Heat the olive oil in a large skillet over medium heat. Stir in the beef; cook and stir until browned, then transfer to a plate, 5 to 7 minutes. Drain any remaining grease from the skillet. Melt 2 tablespoons butter over medium heat. Stir in the onion, garlic, and a pinch of salt. Cook and stir until the onion is soft and translucent. Transfer the onion mixture to the plate with the prepared beef; set aside.

Melt another 2 tablespoons butter in the same skillet over medium heat, and stir in the mushrooms. Cook and stir until the mushrooms are tender, about 10 minutes. Place the cooked mushrooms in a bowl and set aside. Melt 1/4 cup of butter in the skillet. Whisk in the flour, cook and stir until the flour no longer tastes raw, about 4 minutes. Slowly whisk in the beef stock. Bring to a boil, stirring constantly, then reduce heat to medium low. Pour in the reserved red wine marinade, Worcestershire sauce, prepared mustard, and red pepper flakes, then add the beef and onion mixture. Cover and simmer until the meat is tender, about 1 hour. Season with salt and black pepper.

Stir in the mushrooms, sour cream, and cream cheese about 5 minutes before serving.

BEEF STROGANOFF OVER BUTTERED NOODLES

This is from Tyler Florence of The Food Network’s Food 911.

Total: 3 hr 25 min; Active: 25 min; Yield: 6 servings; Level: Intermediate

To view this online, go to http://www.foodnetwork.com/recipes/tyler-florence/beef-stroganoff-over-buttered-noodles-recipe.

Ingredients

3 cups beef stock

1 carrot, chopped

6 sprigs fresh thyme

1 bay leaf

2 pounds chuck roast, cut into 2-inch cubes

Kosher salt and freshly ground black pepper

6 tablespoons extra-virgin olive oil

1 medium onion, chopped

2 tablespoons cognac

5 tablespoons unsalted butter

1 pound mushrooms, sliced

3 cloves garlic, chopped

2 tablespoons sour cream, plus more for garnish

1 tablespoon Dijon mustard

2 tablespoons chopped fresh parsley leaves, plus more for garnish

1 (1-pound) package wide egg noodles

Directions

Heat the beef stock with the carrot, 3 thyme sprigs, and bay leaf.

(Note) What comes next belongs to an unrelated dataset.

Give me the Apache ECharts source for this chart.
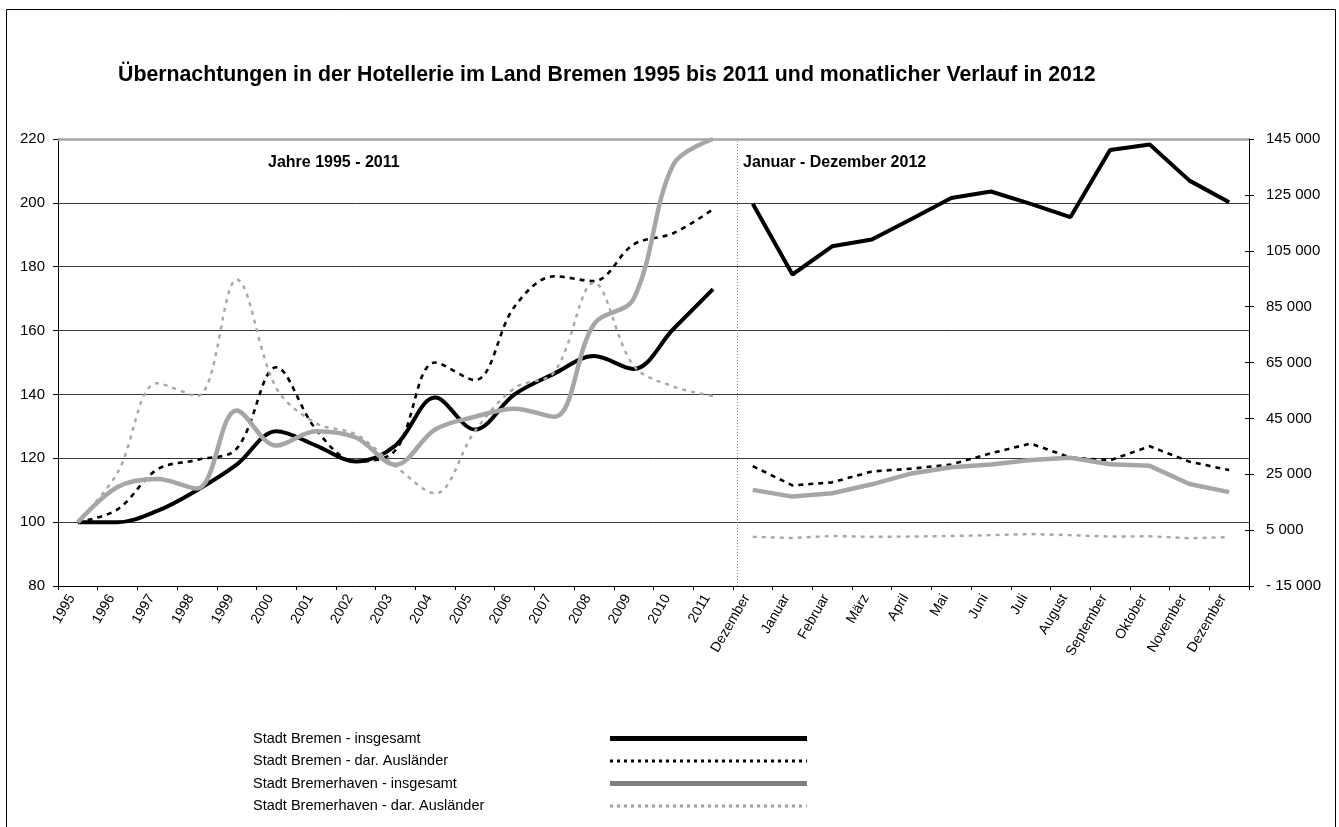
<!DOCTYPE html>
<html>
<head>
<meta charset="utf-8">
<script src="https://cdn.jsdelivr.net/npm/echarts@6/dist/echarts.min.js"></script>
<style>
html,body{margin:0;padding:0;background:#fff;}
#chart{width:1339px;height:827px;}
</style>
</head>
<body>
<div id="chart"></div>
<script>
// ---- Data ----
const categories = ['1995','1996','1997','1998','1999','2000','2001','2002','2003','2004','2005','2006','2007','2008','2009','2010','2011',
  'Dezember','Januar','Februar','März','April','Mai','Juni','Juli','August','September','Oktober','November','Dezember'];

const seriesNames = ['Stadt Bremen - insgesamt','Stadt Bremen - dar. Ausländer','Stadt Bremerhaven - insgesamt','Stadt Bremerhaven - dar. Ausländer'];

// Index 1995 = 100 (left axis), years 1995-2011
const bremenTotalIndex   = [100, 100, 103.5, 110, 118, 128.5, 124, 119, 124, 139, 129, 140, 146.5, 152, 148, 160.5, 173];
const bremenForeignIndex = [100, 104, 116.5, 119.5, 123, 148.5, 129, 119, 122.5, 150, 144.5, 167.5, 177, 175.5, 187, 190.5, 198];
const bhvTotalIndex      = [100, 111, 113.5, 110.5, 135, 124, 128.5, 126.5, 118, 129, 133, 135.5, 133, 162, 170, 212, 220];
const bhvForeignIndex    = [100, 115.5, 143.5, 139.5, 176, 142, 131, 127.5, 117.5, 109, 128.5, 142, 147, 175, 149, 142.5, 139.5];

// Monthly overnight stays (right axis), Dezember 2011 and Januar - Dezember 2012
const bremenTotalMonthly   = [121800, 96500, 106600, 109000, 116400, 123900, 126200, 121800, 117000, 141100, 143000, 130100, 122400];
const bremenForeignMonthly = [27900, 21000, 22100, 26000, 27000, 28500, 32500, 36000, 31000, 30000, 35000, 29500, 26500];
const bhvTotalMonthly      = [19400, 17000, 18200, 21400, 25300, 27500, 28500, 30100, 30900, 28600, 28000, 21500, 18600];
const bhvForeignMonthly    = [2600, 2200, 2900, 2600, 2700, 2900, 3200, 3600, 3200, 2700, 2800, 2100, 2500];

// Axis ranges: [min, max, interval]
const leftAxisRange  = [80, 220, 20];
const rightAxisRange = [-15000, 145000, 20000];

// ---- Helpers ----
const nYears = bremenTotalIndex.length;
const nMonths = bremenTotalMonthly.length;
const padLeft = arr => arr.concat(new Array(nMonths).fill(null));
const padRight = arr => new Array(nYears).fill(null).concat(arr);

const FONT = 'Arial, "Liberation Sans", sans-serif';
const styles = [
  {color:'#000000', width:4,   type:'solid'},
  {color:'#000000', width:2.6, type:[5,5]},
  {color:'#a6a6a6', width:4.5, type:'solid'},
  {color:'#a6a6a6', width:2.4, type:[4,5]}
];
const legendStyles = [
  {color:'#000000', width:5, type:'solid'},
  {color:'#000000', width:3, type:[3,4]},
  {color:'#808080', width:5, type:'solid'},
  {color:'#a0a0a0', width:3, type:[3,4]}
];
const indexData = [bremenTotalIndex, bremenForeignIndex, bhvTotalIndex, bhvForeignIndex];
const monthlyData = [bremenTotalMonthly, bremenForeignMonthly, bhvTotalMonthly, bhvForeignMonthly];

function fmtThousands(v){
  const s = Math.abs(v).toString().replace(/\B(?=(\d{3})+(?!\d))/g, ' ');
  return v < 0 ? '- ' + s : s;
}

const series = [];
seriesNames.forEach((name, i) => {
  series.push({
    name: name, type:'line', xAxisIndex:0, yAxisIndex:0,
    data: padLeft(indexData[i]), smooth:0.35, symbol:'none', connectNulls:false,
    lineStyle: {color: styles[i].color, width: styles[i].width, type: styles[i].type},
    itemStyle: {color: styles[i].color},
    z: 3 + i
  });
});
seriesNames.forEach((name, i) => {
  series.push({
    name: name, type:'line', xAxisIndex:0, yAxisIndex:1,
    data: padRight(monthlyData[i]), smooth:false, symbol:'none', connectNulls:false,
    lineStyle: {color: styles[i].color, width: styles[i].width, type: styles[i].type},
    itemStyle: {color: styles[i].color},
    z: 3 + i
  });
});
// separator and top border line
series.push({
  name:'__helper', type:'line', xAxisIndex:1, yAxisIndex:0, data:[], silent:true,
  markLine:{
    silent:true, symbol:['none','none'], label:{show:false}, animation:false,
    data:[
      {xAxis:17.1, lineStyle:{color:'#8c8c8c', width:1, type:[1,2]}},
      {yAxis:220, lineStyle:{color:'#a6a6a6', width:2.5, type:'solid'}}
    ]
  }
});

const chart = echarts.init(document.getElementById('chart'), null, {renderer:'canvas'});
chart.setOption({
  animation:false,
  backgroundColor:'#ffffff',
  textStyle:{fontFamily:FONT},
  title:[
    {text:'Übernachtungen in der Hotellerie im Land Bremen 1995 bis 2011 und monatlicher Verlauf in 2012',
     left:118, top:65, padding:0, textStyle:{fontFamily:FONT, fontSize:21.3, fontWeight:'bold', color:'#000'}},
    {text:'Jahre 1995 - 2011', left:268, top:155, padding:0,
     textStyle:{fontFamily:FONT, fontSize:16, fontWeight:'bold', color:'#000'}},
    {text:'Januar - Dezember 2012', left:743, top:155, padding:0,
     textStyle:{fontFamily:FONT, fontSize:16, fontWeight:'bold', color:'#000'}}
  ],
  graphic:[
    {type:'rect', silent:true, z:-10, shape:{x:6.5, y:9.5, width:1329, height:900},
     style:{fill:'none', stroke:'#000', lineWidth:1}}
  ],
  grid:{left:58, right:90, top:139, bottom:241, containLabel:false},
  legend:{
    orient:'vertical', left:253, top:731, padding:0, align:'right',
    itemWidth:197, itemHeight:16, itemGap:7.5, selectedMode:false,
    itemStyle:{opacity:0},
    data: seriesNames.map((n, i) => ({
      name:n,
      itemStyle:{opacity:0},
      lineStyle:{color:legendStyles[i].color, width:legendStyles[i].width, type:legendStyles[i].type}
    })),
    formatter: n => '{a|' + n + '}',
    textStyle:{fontFamily:FONT, fontSize:14.5, color:'#000',
      rich:{a:{width:352, fontFamily:FONT, fontSize:14.5, lineHeight:16, color:'#000', align:'left'}}}
  },
  xAxis:[
    {type:'category', data:categories, boundaryGap:true,
     axisLine:{show:true, onZero:false, lineStyle:{color:'#000', width:1}},
     axisTick:{show:true, interval:0, length:4, lineStyle:{color:'#000'}},
     axisLabel:{interval:0, rotate:60, margin:13, verticalAlign:'bottom', fontFamily:FONT, fontSize:14, color:'#000'},
     splitLine:{show:false}},
    {type:'value', min:0, max:categories.length, show:false}
  ],
  yAxis:[
    {type:'value', position:'left', min:leftAxisRange[0], max:leftAxisRange[1], interval:leftAxisRange[2],
     axisLine:{show:true, lineStyle:{color:'#000', width:1}},
     axisTick:{show:true, inside:false, length:5, lineStyle:{color:'#000'}},
     axisLabel:{margin:13, fontFamily:FONT, fontSize:15, color:'#000'},
     splitLine:{show:true, showMinLine:false, showMaxLine:false, lineStyle:{color:'#3a3a3a', width:1}}},
    {type:'value', position:'right', min:rightAxisRange[0], max:rightAxisRange[1], interval:rightAxisRange[2],
     axisLine:{show:true, onZero:false, lineStyle:{color:'#000', width:1}},
     axisTick:{show:true, inside:false, length:5, lineStyle:{color:'#000'}},
     axisLabel:{margin:17, fontFamily:FONT, fontSize:15, color:'#000', formatter:fmtThousands},
     splitLine:{show:false}},
    {type:'value', position:'right', min:rightAxisRange[0], max:rightAxisRange[1], interval:rightAxisRange[2],
     axisLine:{show:false}, axisLabel:{show:false}, splitLine:{show:false},
     axisTick:{show:true, inside:true, length:4, lineStyle:{color:'#000'}}}
  ],
  series: series
});
</script>
</body>
</html>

Pat the beef dry and season it with salt and pepper. Heat 3 tablespoons oil in a large heavy bottomed skillet over high heat. Fry the meat in batches so that it is browned on all sides. Lower the heat to medium and return all the meat to the pot. Add the onions and cook until they are soft, about 5 minutes. Pour in the cognac and cook until the alcohol has burned off, about 5 minutes. Add the beef stock, discarding the carrot, thyme sprigs, and bay leaf. Cook, partially covered, over a very low flame for 1 1/2 to 2 hours.

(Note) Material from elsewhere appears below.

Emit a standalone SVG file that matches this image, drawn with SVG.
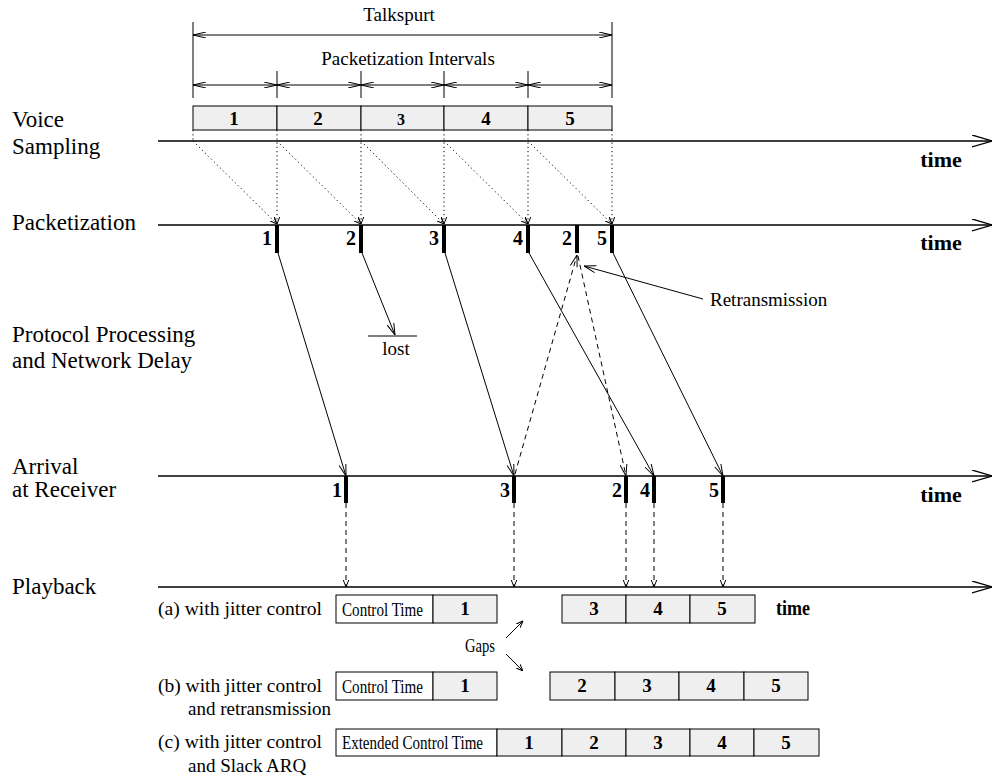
<svg xmlns="http://www.w3.org/2000/svg" width="994" height="776" viewBox="0 0 994 776">
  <style>
    text { font-family: "Liberation Serif", "Times New Roman", serif; fill: #000; }
    .h { font-size: 23px; }
    .n { font-size: 19px; }
    .c { font-size: 19.5px; }
    .b { font-size: 20px; font-weight: bold; }
    .bn { font-size: 19px; font-weight: bold; }
    .t { font-size: 22px; font-weight: bold; }
    .mid { text-anchor: middle; }
    .end { text-anchor: end; }
    .ln { stroke: #000; stroke-width: 1.3; fill: none; }
    .thin { stroke: #000; stroke-width: 1; fill: none; }
    .dot { stroke: #000; stroke-width: 1; stroke-dasharray: 1.2 3; fill: none; }
    .dash { stroke: #000; stroke-width: 1; stroke-dasharray: 5 4; fill: none; }
    .bar { stroke: #000; stroke-width: 4; }
    .cell { fill: #efefef; stroke: #000; stroke-width: 1; }
    .wcell { fill: #fff; stroke: #000; stroke-width: 1; }
  </style>
  <defs>
    <marker id="arr" viewBox="0 0 12 8" refX="12" refY="4" markerWidth="12" markerHeight="8" orient="auto" markerUnits="userSpaceOnUse">
      <path d="M0,0.5 L12,4 L0,7.5" fill="none" stroke="#000" stroke-width="1"/>
    </marker>
    <marker id="sm" viewBox="0 0 7 6" refX="7" refY="3" markerWidth="7" markerHeight="6" orient="auto" markerUnits="userSpaceOnUse">
      <path d="M0,0.3 L7,3 L0,5.7" fill="none" stroke="#000" stroke-width="1"/>
    </marker>
    <marker id="dim" viewBox="0 0 13 6" refX="13" refY="3" markerWidth="13" markerHeight="6" orient="auto-start-reverse" markerUnits="userSpaceOnUse">
      <path d="M0,0 L13,3 L0,6" fill="none" stroke="#000" stroke-width="1"/>
    </marker>
    <marker id="axis" viewBox="0 0 20 13" refX="20" refY="6.5" markerWidth="20" markerHeight="13" orient="auto" markerUnits="userSpaceOnUse">
      <path d="M0,0.5 L20,6.5 L0,12.5" fill="none" stroke="#000" stroke-width="1.3"/>
    </marker>
  </defs>

  <!-- talkspurt and packetization interval dimensions -->
  <g id="dimensions">
    <text class="n mid" x="399" y="21">Talkspurt</text>
    <line class="thin" x1="193" y1="22" x2="193" y2="98"/>
    <line class="thin" x1="612" y1="22" x2="612" y2="98"/>
    <line class="thin" x1="193" y1="35" x2="612" y2="35" marker-start="url(#dim)" marker-end="url(#dim)"/>
    <text class="n mid" x="408" y="65">Packetization Intervals</text>
    <line class="thin" x1="277" y1="71" x2="277" y2="98"/>
    <line class="thin" x1="361" y1="71" x2="361" y2="98"/>
    <line class="thin" x1="444" y1="71" x2="444" y2="98"/>
    <line class="thin" x1="528" y1="71" x2="528" y2="98"/>
    <line class="thin" x1="193" y1="85" x2="277" y2="85" marker-start="url(#dim)" marker-end="url(#dim)"/>
    <line class="thin" x1="277" y1="85" x2="361" y2="85" marker-start="url(#dim)" marker-end="url(#dim)"/>
    <line class="thin" x1="361" y1="85" x2="444" y2="85" marker-start="url(#dim)" marker-end="url(#dim)"/>
    <line class="thin" x1="444" y1="85" x2="528" y2="85" marker-start="url(#dim)" marker-end="url(#dim)"/>
    <line class="thin" x1="528" y1="85" x2="612" y2="85" marker-start="url(#dim)" marker-end="url(#dim)"/>
  </g>

  <!-- voice samples -->
  <g id="samples">
    <rect class="cell" x="193" y="106" width="84" height="24"/>
    <rect class="cell" x="277" y="106" width="84" height="24"/>
    <rect class="cell" x="361" y="106" width="83" height="24"/>
    <rect class="cell" x="444" y="106" width="84" height="24"/>
    <rect class="cell" x="528" y="106" width="84" height="24"/>
    <text class="bn mid" x="234" y="125">1</text>
    <text class="bn mid" x="318" y="125">2</text>
    <text class="bn mid" x="401" y="125" style="font-size:16px">3</text>
    <text class="bn mid" x="486" y="125">4</text>
    <text class="bn mid" x="570" y="125">5</text>
  </g>

  <!-- row labels -->
  <g id="labels">
    <text class="h" x="12" y="127">Voice</text>
    <text class="h" x="12" y="154">Sampling</text>
    <text class="h" x="12" y="230">Packetization</text>
    <text class="h" x="12" y="342">Protocol Processing</text>
    <text class="h" x="12" y="368">and Network Delay</text>
    <text class="h" x="12" y="474">Arrival</text>
    <text class="h" x="12" y="497">at Receiver</text>
    <text class="h" x="12" y="594">Playback</text>
    <text class="n" x="158" y="615" textLength="164" lengthAdjust="spacingAndGlyphs">(a) with jitter control</text>
    <text class="n" x="158" y="692" textLength="164" lengthAdjust="spacingAndGlyphs">(b) with jitter control</text>
    <text class="n" x="188" y="715">and retransmission</text>
    <text class="n" x="158" y="748" textLength="164" lengthAdjust="spacingAndGlyphs">(c) with jitter control</text>
    <text class="n" x="188" y="772">and Slack ARQ</text>
  </g>

  <!-- time axes -->
  <g id="axes">
    <line class="ln" x1="158" y1="141" x2="992" y2="141" marker-end="url(#axis)"/>
    <line class="ln" x1="158" y1="225" x2="992" y2="225" marker-end="url(#axis)"/>
    <line class="ln" x1="158" y1="476" x2="992" y2="476" marker-end="url(#axis)"/>
    <line class="ln" x1="158" y1="587" x2="992" y2="587" marker-end="url(#axis)"/>
    <text class="t mid" x="941" y="167">time</text>
    <text class="t mid" x="941" y="250">time</text>
    <text class="t mid" x="941" y="502">time</text>
    <text class="t" x="776" y="615" textLength="34" lengthAdjust="spacingAndGlyphs">time</text>
  </g>

  <!-- connectors -->
  <g id="connectors">
    <!-- sampling to packetization -->
    <line class="dot" x1="193" y1="130" x2="193" y2="141"/>
    <line class="dot" x1="193" y1="141" x2="277" y2="224" marker-end="url(#sm)"/>
    <line class="dot" x1="277" y1="130" x2="277" y2="224" marker-end="url(#sm)"/>
    <line class="dot" x1="277" y1="141" x2="361" y2="224" marker-end="url(#sm)"/>
    <line class="dot" x1="361" y1="130" x2="361" y2="224" marker-end="url(#sm)"/>
    <line class="dot" x1="361" y1="141" x2="444" y2="224" marker-end="url(#sm)"/>
    <line class="dot" x1="444" y1="130" x2="444" y2="224" marker-end="url(#sm)"/>
    <line class="dot" x1="444" y1="141" x2="528" y2="224" marker-end="url(#sm)"/>
    <line class="dot" x1="528" y1="130" x2="528" y2="224" marker-end="url(#sm)"/>
    <line class="dot" x1="528" y1="141" x2="612" y2="224" marker-end="url(#sm)"/>
    <line class="dot" x1="612" y1="130" x2="612" y2="224" marker-end="url(#sm)"/>

    <!-- network transfer -->
    <line class="thin" x1="278" y1="253" x2="346" y2="476" marker-end="url(#arr)"/>
    <line class="thin" x1="362" y1="253" x2="395" y2="335" marker-end="url(#arr)"/>
    <line class="thin" x1="368" y1="336" x2="417" y2="336"/>
    <line class="thin" x1="445" y1="253" x2="514" y2="476" marker-end="url(#arr)"/>
    <line class="thin" x1="529" y1="253" x2="654" y2="476" marker-end="url(#arr)"/>
    <line class="thin" x1="613" y1="253" x2="723" y2="476" marker-end="url(#arr)"/>

    <!-- retransmission request and resend -->
    <line class="dash" x1="515" y1="474" x2="577" y2="255" marker-end="url(#arr)"/>
    <line class="dash" x1="578" y1="256" x2="626" y2="476" marker-end="url(#arr)"/>
    <line class="thin" x1="703" y1="299" x2="584" y2="266" marker-end="url(#arr)"/>

    <!-- arrival to playback -->
    <line class="dash" x1="346" y1="503" x2="346" y2="587" marker-end="url(#sm)"/>
    <line class="dash" x1="514" y1="503" x2="514" y2="587" marker-end="url(#sm)"/>
    <line class="dash" x1="626" y1="503" x2="626" y2="587" marker-end="url(#sm)"/>
    <line class="dash" x1="654" y1="503" x2="654" y2="587" marker-end="url(#sm)"/>
    <line class="dash" x1="723" y1="503" x2="723" y2="587" marker-end="url(#sm)"/>

    <!-- gap pointers -->
    <line class="thin" x1="506" y1="638" x2="523" y2="621" marker-end="url(#sm)"/>
    <line class="thin" x1="506" y1="654" x2="523" y2="671" marker-end="url(#sm)"/>
  </g>

  <!-- packet markers at packetization -->
  <g id="packets-sent">
    <line class="bar" x1="277" y1="225" x2="277" y2="253"/>
    <line class="bar" x1="361" y1="225" x2="361" y2="253"/>
    <line class="bar" x1="444" y1="225" x2="444" y2="253"/>
    <line class="bar" x1="528" y1="225" x2="528" y2="253"/>
    <line class="bar" x1="577" y1="225" x2="577" y2="253"/>
    <line class="bar" x1="612" y1="225" x2="612" y2="253"/>
    <text class="b end" x="272" y="245">1</text>
    <text class="b end" x="356" y="245">2</text>
    <text class="b end" x="439" y="245">3</text>
    <text class="b end" x="523" y="245">4</text>
    <text class="b end" x="572" y="245">2</text>
    <text class="b end" x="607" y="245">5</text>
    <text class="n mid" x="396" y="355">lost</text>
    <text class="n" x="710" y="306">Retransmission</text>
  </g>

  <!-- packet markers at receiver -->
  <g id="packets-received">
    <line class="bar" x1="346" y1="476" x2="346" y2="503"/>
    <line class="bar" x1="514" y1="476" x2="514" y2="503"/>
    <line class="bar" x1="626" y1="476" x2="626" y2="503"/>
    <line class="bar" x1="654" y1="476" x2="654" y2="503"/>
    <line class="bar" x1="723" y1="476" x2="723" y2="503"/>
    <text class="b end" x="342" y="497">1</text>
    <text class="b end" x="510" y="497">3</text>
    <text class="b end" x="622" y="497">2</text>
    <text class="b end" x="650" y="497">4</text>
    <text class="b end" x="719" y="497">5</text>
  </g>

  <!-- playback (a) -->
  <g id="playback-a">
    <rect class="wcell" x="336" y="595" width="97" height="28"/>
    <rect class="cell" x="433" y="595" width="64" height="28"/>
    <rect class="cell" x="562" y="595" width="64" height="28"/>
    <rect class="cell" x="626" y="595" width="64" height="28"/>
    <rect class="cell" x="690" y="595" width="65" height="28"/>
    <text class="c" x="342" y="615.5" textLength="81" lengthAdjust="spacingAndGlyphs">Control Time</text>
    <text class="bn mid" x="465" y="615">1</text>
    <text class="bn mid" x="594" y="615">3</text>
    <text class="bn mid" x="658" y="615">4</text>
    <text class="bn mid" x="722" y="615">5</text>
  </g>

  <g id="gaps">
    <text class="c" x="465" y="652" textLength="30" lengthAdjust="spacingAndGlyphs">Gaps</text>
  </g>

  <!-- playback (b) -->
  <g id="playback-b">
    <rect class="wcell" x="336" y="672" width="97" height="28"/>
    <rect class="cell" x="433" y="672" width="64" height="28"/>
    <rect class="cell" x="550" y="672" width="65" height="28"/>
    <rect class="cell" x="615" y="672" width="64" height="28"/>
    <rect class="cell" x="679" y="672" width="65" height="28"/>
    <rect class="cell" x="744" y="672" width="64" height="28"/>
    <text class="c" x="342" y="692.5" textLength="81" lengthAdjust="spacingAndGlyphs">Control Time</text>
    <text class="bn mid" x="465" y="692">1</text>
    <text class="bn mid" x="582" y="692">2</text>
    <text class="bn mid" x="647" y="692">3</text>
    <text class="bn mid" x="711" y="692">4</text>
    <text class="bn mid" x="776" y="692">5</text>
  </g>

  <!-- playback (c) -->
  <g id="playback-c">
    <rect class="wcell" x="336" y="729" width="161" height="27"/>
    <rect class="cell" x="497" y="729" width="65" height="27"/>
    <rect class="cell" x="562" y="729" width="64" height="27"/>
    <rect class="cell" x="626" y="729" width="64" height="27"/>
    <rect class="cell" x="690" y="729" width="64" height="27"/>
    <rect class="cell" x="754" y="729" width="65" height="27"/>
    <text class="c" x="342" y="749" textLength="141" lengthAdjust="spacingAndGlyphs">Extended Control Time</text>
    <text class="bn mid" x="529" y="749">1</text>
    <text class="bn mid" x="594" y="749">2</text>
    <text class="bn mid" x="658" y="749">3</text>
    <text class="bn mid" x="722" y="749">4</text>
    <text class="bn mid" x="786" y="749">5</text>
  </g>
</svg>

In a large skillet over medium heat, melt 3 tablespoons butter in the remaining 3 tablespoons olive oil. Add the mushrooms, garlic, and remaining 3 thyme sprigs and cook until the mushrooms are browned and cooked through. Remove from heat and set aside.

When the meat is done, remove it from the heat and fold in the mushrooms, sour cream, mustard, and parsley. Taste and adjust the seasoning with salt and pepper.

Meanwhile, cook the noodles in a large pot of boiling, salted water until tender. Drain the noodles well, toss with the remaining 2 tablespoons butter, and season with salt and pepper. Serve the stroganoff over the noodles; garnish with more sour cream and chopped parsley.